I would like to suggest that perhaps the word, baciagaloop was derived from Charles Bacigalupo. Being a prominent, well-respected person not only in Little Italy but in much of New York City, I could see his name being used initially by the Italian community as a bit of good-natured ribbing; as a compliment in good fun to someone who had performed an act of charity or simply a small act of kindness. (“You brought cannoli? Eh, bacigalupo!") The use of his name as slang could also have come from people's envy of Charles Bacigalupo. Seeing one of their own make such a name for himself in New York could very well have brought out a little bitterness, resentment or plain jealousy in some, and perhaps it was used sarcastically: (“Oh yeah. That guy. He's a regular bacigalupo").
And maybe, just maybe, this word and its spelling shifted over the years moving away from the person Charles Bacigalupo and becoming its own entity, a word separate from the person, to the current definition meaning someone who is not only soft-headed but soft-hearted as well. ("Whattya? A baciagaloop?") But I am just speculating. A theory as it were.

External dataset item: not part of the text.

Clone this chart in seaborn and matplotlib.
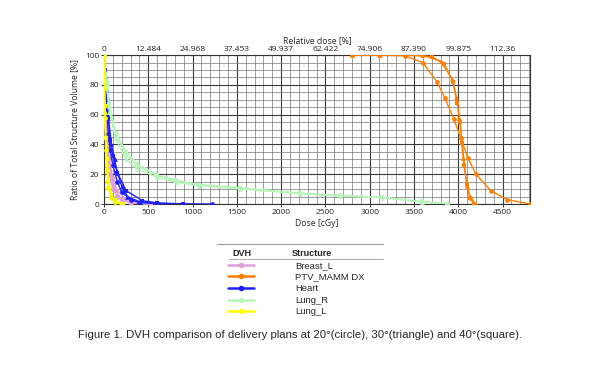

As one who has not only used the term baciagaloop but as been recipient of it, I can only speculate as to the origins of this wonderful expression that was founded in the New World with its roots firmly entrenched in the Old. May the conversation continue not just with baciagaloop, but with other other words of this unique vocabulary that help make up and celebrate Italian-American culture.
A toast, un brindisi a Charles Bacigalupo. Ti salutiamo. cin cin.
(This blog entry was first posted July 2, 2011 under my former eblogger blog: Nella mente di Baciagalou.)